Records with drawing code
· · ·

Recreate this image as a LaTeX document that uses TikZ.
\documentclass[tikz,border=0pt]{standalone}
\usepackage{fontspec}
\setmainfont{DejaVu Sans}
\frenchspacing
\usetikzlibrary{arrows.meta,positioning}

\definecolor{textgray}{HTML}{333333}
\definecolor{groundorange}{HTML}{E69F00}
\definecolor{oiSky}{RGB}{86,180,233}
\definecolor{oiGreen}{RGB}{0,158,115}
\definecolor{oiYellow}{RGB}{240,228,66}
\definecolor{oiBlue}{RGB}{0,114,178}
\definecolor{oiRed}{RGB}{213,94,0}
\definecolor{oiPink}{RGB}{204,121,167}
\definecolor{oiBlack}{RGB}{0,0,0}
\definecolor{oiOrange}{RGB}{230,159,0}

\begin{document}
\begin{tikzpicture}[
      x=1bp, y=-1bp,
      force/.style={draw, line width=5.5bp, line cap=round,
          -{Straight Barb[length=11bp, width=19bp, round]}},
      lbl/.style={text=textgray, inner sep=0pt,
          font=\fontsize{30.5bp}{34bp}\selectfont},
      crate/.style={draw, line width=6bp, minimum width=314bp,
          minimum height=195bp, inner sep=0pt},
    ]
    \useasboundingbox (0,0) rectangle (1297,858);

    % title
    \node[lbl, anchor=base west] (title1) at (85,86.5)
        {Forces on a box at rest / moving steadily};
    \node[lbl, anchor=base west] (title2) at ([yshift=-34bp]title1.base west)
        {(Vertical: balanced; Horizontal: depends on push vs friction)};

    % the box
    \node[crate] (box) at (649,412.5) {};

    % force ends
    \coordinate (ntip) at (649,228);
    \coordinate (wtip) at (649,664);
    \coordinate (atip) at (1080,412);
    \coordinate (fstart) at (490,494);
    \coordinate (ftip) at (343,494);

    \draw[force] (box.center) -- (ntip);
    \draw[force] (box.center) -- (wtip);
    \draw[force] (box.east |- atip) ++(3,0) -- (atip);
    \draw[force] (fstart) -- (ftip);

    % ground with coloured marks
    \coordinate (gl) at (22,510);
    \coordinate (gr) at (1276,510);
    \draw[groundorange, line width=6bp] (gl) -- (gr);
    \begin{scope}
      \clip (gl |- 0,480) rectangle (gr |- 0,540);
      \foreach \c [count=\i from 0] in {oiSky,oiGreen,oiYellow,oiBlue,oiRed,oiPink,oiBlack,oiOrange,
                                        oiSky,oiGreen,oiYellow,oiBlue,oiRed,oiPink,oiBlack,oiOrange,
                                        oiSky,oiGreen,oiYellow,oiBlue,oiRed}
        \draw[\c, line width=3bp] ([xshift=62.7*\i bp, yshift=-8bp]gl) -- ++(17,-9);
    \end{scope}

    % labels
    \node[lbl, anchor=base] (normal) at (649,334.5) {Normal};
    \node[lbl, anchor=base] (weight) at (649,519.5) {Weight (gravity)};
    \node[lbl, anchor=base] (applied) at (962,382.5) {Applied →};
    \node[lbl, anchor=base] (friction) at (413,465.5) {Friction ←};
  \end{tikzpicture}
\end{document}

· · ·

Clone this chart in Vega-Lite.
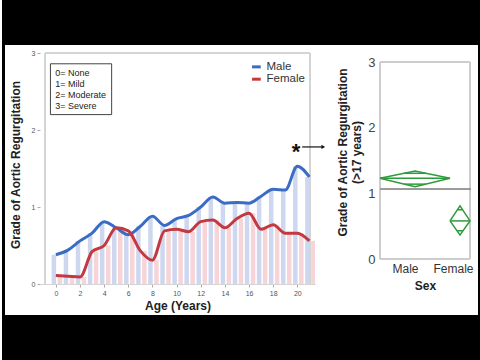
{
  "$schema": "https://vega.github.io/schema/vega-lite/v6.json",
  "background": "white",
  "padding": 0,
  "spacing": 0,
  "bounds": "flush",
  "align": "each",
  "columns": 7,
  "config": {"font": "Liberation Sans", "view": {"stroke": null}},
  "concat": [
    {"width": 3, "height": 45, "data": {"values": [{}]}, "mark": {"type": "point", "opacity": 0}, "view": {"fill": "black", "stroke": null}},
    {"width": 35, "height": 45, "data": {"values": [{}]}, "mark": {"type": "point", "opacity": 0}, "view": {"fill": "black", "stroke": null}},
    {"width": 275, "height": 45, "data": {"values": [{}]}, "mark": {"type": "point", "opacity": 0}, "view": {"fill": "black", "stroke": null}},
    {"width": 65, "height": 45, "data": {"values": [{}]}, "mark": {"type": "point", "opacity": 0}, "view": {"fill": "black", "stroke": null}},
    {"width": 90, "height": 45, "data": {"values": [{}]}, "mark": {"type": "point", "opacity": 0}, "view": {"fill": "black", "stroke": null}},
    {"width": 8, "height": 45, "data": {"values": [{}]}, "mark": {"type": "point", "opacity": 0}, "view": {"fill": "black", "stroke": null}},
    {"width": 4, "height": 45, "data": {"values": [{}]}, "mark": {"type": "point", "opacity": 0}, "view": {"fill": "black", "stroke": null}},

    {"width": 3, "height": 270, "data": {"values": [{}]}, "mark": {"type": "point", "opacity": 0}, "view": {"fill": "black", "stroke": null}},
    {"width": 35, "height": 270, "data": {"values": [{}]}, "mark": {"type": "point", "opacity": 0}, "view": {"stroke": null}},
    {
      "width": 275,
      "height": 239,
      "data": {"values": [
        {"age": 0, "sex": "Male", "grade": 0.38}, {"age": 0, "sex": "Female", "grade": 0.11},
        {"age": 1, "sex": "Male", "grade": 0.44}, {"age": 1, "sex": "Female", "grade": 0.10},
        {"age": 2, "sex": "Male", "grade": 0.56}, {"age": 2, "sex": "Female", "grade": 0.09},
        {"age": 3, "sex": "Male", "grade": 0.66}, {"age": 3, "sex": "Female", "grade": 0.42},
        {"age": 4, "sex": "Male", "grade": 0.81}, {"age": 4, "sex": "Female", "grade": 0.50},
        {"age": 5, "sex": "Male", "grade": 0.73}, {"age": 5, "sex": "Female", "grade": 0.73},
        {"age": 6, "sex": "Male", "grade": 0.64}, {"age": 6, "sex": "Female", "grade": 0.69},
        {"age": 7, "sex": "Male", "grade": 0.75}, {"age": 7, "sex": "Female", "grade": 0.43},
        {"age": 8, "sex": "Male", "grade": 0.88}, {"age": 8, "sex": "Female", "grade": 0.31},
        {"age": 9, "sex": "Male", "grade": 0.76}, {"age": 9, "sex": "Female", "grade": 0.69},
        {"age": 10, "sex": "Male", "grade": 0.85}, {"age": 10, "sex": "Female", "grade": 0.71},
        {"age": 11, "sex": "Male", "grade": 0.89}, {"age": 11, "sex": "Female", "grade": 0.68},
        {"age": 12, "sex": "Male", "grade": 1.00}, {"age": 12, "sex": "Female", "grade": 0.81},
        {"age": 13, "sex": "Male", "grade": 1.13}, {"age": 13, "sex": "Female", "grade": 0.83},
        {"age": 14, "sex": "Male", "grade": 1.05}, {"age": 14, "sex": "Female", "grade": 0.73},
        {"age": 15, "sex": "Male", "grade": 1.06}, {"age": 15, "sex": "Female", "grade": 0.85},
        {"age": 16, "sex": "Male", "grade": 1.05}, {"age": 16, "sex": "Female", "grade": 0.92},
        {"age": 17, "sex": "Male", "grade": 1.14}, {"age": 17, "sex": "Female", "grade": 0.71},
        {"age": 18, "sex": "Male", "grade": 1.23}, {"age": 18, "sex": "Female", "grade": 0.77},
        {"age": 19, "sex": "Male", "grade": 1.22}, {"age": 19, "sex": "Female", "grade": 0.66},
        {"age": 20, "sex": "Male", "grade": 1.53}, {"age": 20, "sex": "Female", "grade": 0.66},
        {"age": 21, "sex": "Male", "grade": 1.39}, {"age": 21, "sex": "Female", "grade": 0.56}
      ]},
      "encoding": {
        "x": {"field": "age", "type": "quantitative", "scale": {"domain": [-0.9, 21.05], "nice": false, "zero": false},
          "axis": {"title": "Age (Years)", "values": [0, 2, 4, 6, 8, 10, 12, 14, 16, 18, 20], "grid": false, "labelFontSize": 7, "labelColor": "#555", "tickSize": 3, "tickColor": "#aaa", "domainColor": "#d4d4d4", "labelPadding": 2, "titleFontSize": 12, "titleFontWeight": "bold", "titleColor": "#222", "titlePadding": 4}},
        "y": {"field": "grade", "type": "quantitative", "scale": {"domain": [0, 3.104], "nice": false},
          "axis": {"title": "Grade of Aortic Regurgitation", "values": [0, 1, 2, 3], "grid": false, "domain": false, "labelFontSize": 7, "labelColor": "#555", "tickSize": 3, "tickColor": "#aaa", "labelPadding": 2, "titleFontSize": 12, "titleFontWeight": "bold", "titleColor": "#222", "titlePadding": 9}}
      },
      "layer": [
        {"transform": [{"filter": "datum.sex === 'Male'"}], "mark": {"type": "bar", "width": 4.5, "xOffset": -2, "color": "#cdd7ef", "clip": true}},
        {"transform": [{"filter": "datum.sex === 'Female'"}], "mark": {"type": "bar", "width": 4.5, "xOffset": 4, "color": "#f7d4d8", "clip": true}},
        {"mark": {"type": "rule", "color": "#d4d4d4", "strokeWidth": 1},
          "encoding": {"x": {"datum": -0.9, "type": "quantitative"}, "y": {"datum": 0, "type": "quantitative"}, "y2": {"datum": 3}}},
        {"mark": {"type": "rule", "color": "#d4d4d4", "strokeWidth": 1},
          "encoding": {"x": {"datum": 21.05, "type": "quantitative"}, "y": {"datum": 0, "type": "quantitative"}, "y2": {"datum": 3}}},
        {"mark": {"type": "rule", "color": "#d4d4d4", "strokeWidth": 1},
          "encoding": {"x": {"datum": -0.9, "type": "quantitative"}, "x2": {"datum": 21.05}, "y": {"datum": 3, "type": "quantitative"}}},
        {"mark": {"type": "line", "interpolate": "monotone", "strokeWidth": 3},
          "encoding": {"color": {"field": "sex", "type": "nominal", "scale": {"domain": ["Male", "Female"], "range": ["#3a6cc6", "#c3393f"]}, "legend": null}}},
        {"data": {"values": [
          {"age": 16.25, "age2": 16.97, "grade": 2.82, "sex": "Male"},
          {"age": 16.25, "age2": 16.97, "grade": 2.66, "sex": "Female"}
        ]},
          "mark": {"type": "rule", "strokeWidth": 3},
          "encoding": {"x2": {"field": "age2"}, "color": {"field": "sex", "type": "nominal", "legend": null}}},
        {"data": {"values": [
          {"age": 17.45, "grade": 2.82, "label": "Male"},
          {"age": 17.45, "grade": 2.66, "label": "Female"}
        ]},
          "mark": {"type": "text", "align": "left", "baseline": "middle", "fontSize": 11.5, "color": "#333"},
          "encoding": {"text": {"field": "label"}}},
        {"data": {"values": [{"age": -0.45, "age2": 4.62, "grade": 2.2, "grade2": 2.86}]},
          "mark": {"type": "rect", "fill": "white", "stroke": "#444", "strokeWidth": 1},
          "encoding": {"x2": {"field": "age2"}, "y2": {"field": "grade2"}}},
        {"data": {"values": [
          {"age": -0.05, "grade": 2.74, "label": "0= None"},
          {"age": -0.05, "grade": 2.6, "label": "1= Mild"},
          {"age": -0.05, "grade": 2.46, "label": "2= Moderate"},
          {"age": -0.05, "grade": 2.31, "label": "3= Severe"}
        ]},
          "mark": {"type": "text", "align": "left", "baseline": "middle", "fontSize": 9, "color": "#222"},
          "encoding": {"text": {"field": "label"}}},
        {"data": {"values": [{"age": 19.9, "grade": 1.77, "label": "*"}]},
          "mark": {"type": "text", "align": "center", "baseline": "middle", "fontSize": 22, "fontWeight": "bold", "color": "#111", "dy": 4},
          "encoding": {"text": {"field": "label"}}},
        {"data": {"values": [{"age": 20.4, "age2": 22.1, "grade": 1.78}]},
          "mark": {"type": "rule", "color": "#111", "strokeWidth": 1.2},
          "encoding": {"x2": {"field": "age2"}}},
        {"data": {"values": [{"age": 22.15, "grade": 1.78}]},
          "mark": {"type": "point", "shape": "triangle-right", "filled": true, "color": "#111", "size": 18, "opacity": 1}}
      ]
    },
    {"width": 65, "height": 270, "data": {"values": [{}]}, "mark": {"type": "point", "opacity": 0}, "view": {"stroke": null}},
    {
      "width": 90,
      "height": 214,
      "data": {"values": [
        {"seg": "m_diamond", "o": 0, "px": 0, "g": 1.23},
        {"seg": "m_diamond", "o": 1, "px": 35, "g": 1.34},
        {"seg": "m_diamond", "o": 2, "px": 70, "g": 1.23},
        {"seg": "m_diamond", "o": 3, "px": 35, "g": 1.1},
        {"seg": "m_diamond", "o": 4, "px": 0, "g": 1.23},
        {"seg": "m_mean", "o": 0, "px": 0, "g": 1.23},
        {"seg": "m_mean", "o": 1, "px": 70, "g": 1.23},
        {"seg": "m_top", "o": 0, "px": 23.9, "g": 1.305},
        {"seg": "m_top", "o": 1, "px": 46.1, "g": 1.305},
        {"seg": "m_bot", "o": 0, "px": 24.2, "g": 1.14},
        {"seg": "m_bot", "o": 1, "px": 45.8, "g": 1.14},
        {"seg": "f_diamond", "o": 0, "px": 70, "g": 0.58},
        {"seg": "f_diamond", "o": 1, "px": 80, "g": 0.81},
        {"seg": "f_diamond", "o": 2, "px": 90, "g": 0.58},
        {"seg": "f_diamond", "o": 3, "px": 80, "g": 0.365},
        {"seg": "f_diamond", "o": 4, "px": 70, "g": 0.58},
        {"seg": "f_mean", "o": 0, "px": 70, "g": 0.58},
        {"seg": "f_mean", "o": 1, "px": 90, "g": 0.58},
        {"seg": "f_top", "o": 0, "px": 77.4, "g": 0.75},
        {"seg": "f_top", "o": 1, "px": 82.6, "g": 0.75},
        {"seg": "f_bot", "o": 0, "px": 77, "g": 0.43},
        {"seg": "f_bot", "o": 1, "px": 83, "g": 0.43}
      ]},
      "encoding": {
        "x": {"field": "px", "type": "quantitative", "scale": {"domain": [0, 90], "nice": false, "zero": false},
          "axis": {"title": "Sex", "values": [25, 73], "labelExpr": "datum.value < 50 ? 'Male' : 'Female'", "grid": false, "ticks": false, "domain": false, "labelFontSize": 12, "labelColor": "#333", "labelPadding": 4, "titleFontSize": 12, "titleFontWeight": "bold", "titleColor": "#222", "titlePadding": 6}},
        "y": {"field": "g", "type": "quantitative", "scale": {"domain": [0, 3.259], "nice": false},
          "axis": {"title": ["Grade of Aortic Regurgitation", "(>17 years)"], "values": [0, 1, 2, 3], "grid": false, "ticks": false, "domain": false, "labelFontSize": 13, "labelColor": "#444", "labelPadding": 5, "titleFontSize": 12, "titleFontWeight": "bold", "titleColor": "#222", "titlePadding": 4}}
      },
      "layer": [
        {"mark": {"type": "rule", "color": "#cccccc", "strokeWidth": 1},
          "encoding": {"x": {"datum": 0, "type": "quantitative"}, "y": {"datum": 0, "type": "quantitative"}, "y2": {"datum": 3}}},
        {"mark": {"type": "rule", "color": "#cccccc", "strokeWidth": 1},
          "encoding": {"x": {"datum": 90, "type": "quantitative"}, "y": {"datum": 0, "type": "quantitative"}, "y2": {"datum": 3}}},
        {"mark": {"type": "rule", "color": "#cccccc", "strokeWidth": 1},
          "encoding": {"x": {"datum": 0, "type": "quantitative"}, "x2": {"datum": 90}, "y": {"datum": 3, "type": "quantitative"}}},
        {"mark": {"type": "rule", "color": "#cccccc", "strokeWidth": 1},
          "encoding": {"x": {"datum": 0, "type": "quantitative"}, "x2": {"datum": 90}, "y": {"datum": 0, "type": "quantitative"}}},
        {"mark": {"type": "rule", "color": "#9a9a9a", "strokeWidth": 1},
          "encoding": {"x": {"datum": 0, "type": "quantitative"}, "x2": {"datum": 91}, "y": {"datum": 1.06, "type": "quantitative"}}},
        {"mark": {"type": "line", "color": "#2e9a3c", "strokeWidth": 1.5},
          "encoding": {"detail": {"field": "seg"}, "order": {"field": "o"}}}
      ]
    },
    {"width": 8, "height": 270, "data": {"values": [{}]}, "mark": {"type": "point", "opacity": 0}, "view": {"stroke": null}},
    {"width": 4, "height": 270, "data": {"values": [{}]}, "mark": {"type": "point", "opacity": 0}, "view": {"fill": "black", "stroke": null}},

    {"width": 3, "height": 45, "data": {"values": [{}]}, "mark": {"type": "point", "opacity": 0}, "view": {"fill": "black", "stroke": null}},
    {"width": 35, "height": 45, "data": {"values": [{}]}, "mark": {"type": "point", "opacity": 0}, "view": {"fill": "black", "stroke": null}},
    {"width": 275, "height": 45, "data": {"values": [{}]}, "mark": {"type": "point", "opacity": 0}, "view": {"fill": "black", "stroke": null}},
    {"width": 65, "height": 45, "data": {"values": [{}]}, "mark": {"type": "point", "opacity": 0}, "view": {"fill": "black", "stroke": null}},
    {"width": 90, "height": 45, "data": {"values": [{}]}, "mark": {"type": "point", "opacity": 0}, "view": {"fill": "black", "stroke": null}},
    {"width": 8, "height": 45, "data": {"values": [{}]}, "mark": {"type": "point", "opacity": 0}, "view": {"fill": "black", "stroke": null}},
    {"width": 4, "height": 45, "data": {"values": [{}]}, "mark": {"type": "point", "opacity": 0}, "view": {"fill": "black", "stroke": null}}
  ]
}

· · ·

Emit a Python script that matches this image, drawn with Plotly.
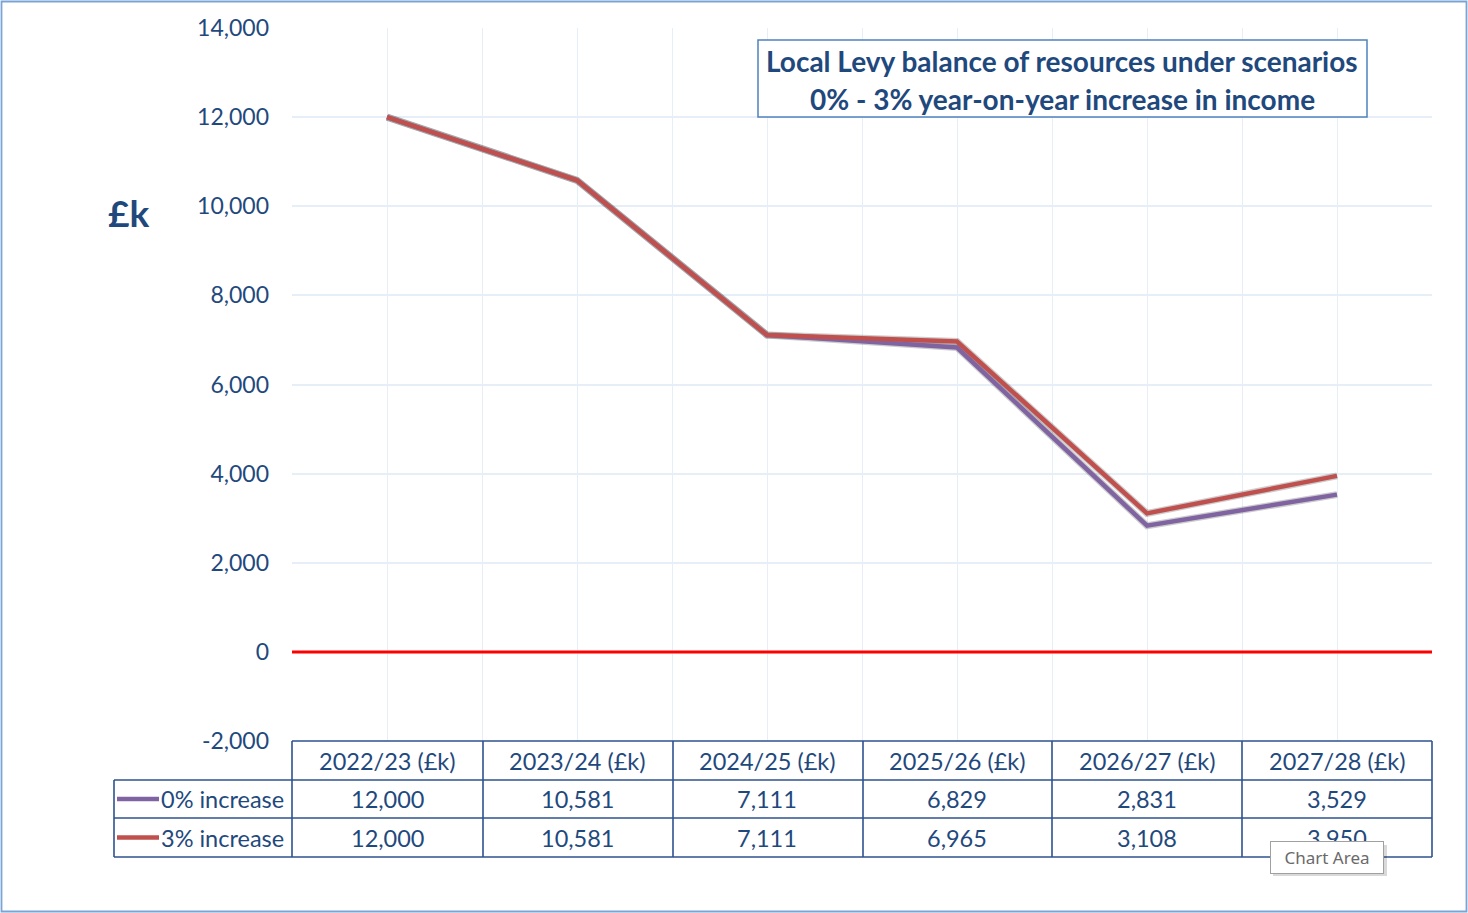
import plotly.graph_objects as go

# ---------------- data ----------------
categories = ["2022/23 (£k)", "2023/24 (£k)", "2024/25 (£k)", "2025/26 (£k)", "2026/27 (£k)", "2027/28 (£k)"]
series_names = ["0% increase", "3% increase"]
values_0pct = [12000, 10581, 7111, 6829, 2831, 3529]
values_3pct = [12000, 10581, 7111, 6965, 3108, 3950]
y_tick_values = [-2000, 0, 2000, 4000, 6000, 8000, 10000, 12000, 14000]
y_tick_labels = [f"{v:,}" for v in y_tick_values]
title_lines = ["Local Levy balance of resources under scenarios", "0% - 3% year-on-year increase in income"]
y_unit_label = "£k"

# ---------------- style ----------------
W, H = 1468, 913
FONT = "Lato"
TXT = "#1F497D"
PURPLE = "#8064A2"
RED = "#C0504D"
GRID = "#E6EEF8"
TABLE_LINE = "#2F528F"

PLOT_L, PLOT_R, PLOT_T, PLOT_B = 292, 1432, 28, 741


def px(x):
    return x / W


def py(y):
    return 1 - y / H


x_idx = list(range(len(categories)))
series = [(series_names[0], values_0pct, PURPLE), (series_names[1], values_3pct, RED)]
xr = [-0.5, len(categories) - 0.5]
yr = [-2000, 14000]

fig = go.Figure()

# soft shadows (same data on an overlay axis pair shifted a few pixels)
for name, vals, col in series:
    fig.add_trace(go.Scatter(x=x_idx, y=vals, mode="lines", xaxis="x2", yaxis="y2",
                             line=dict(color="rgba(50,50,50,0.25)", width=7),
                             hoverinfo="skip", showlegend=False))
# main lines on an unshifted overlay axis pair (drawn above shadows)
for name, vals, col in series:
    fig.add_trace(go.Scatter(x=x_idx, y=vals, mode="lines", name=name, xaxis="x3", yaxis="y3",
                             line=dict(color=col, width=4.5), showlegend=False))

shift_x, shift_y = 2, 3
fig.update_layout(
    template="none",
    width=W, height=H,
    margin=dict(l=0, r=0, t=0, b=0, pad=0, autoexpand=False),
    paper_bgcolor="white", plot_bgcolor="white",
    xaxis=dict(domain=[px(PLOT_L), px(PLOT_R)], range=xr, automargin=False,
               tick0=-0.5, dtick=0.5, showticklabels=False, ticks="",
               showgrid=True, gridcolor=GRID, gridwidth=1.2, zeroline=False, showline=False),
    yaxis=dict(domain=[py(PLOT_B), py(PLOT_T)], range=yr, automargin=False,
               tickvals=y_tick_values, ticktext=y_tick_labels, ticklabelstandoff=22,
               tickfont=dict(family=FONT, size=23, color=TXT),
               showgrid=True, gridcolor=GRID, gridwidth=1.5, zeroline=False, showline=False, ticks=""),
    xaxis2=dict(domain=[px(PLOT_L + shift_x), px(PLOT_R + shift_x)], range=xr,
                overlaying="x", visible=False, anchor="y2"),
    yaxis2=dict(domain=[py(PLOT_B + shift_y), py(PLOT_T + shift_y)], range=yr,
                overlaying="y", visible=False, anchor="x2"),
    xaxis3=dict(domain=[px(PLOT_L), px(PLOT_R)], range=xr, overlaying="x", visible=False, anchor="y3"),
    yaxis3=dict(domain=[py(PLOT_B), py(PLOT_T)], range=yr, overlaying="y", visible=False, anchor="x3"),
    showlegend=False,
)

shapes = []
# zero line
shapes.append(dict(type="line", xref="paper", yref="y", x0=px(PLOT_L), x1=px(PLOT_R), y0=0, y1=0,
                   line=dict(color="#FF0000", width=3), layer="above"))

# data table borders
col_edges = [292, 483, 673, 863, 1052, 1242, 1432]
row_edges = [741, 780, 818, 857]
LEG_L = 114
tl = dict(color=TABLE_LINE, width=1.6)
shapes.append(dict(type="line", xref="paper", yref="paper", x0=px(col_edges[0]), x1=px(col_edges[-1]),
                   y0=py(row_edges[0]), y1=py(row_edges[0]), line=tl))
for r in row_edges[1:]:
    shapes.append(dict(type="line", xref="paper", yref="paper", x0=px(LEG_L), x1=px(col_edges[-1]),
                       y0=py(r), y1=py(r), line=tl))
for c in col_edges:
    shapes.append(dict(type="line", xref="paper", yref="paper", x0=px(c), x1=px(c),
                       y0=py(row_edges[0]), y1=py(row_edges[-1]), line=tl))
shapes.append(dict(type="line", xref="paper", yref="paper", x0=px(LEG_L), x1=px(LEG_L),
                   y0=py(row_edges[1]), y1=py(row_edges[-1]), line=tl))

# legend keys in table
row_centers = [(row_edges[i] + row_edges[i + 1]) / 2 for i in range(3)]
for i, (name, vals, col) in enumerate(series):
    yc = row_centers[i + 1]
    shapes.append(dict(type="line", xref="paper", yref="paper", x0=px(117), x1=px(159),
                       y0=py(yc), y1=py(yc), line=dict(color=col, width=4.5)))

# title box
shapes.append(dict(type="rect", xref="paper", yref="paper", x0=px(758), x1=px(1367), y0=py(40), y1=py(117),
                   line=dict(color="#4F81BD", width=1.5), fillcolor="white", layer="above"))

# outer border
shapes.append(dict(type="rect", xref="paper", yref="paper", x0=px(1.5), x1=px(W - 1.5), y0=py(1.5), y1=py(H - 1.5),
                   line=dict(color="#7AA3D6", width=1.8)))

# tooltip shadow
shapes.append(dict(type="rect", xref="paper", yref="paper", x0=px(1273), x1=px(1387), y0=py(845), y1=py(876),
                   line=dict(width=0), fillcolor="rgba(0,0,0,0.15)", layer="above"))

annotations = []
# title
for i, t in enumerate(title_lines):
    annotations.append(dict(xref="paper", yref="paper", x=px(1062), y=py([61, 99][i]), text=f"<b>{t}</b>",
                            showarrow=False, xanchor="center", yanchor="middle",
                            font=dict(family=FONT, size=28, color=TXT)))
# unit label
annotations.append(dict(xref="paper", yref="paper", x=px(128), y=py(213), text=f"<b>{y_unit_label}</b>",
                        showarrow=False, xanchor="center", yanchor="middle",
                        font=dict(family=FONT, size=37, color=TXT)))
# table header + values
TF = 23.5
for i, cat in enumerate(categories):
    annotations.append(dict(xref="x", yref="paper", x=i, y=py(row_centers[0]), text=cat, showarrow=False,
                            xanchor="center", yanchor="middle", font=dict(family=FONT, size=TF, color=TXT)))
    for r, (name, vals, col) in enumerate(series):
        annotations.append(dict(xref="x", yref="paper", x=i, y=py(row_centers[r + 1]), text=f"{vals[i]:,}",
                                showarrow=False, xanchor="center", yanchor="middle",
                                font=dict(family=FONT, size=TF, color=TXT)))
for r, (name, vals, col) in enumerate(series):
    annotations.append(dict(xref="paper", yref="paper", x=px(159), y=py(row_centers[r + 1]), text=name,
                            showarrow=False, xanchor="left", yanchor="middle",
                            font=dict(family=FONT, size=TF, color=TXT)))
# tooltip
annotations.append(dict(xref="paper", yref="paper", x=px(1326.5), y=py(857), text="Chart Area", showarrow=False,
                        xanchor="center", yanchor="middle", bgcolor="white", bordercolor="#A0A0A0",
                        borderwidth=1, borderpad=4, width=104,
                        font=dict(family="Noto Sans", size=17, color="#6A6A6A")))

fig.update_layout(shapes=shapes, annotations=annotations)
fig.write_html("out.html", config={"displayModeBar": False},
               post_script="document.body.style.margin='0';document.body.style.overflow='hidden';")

· · ·

WHAT TO PRODUCE —
Set down nothing but the lines from the one holding "Emit a Python" through the one holding "import plotly.graph_objects as go", both included, exactly as they appear; any picture is left out.

SOLUTION TO THE EXERCISE —
Emit a Python script that matches this image, drawn with Plotly.
import plotly.graph_objects as go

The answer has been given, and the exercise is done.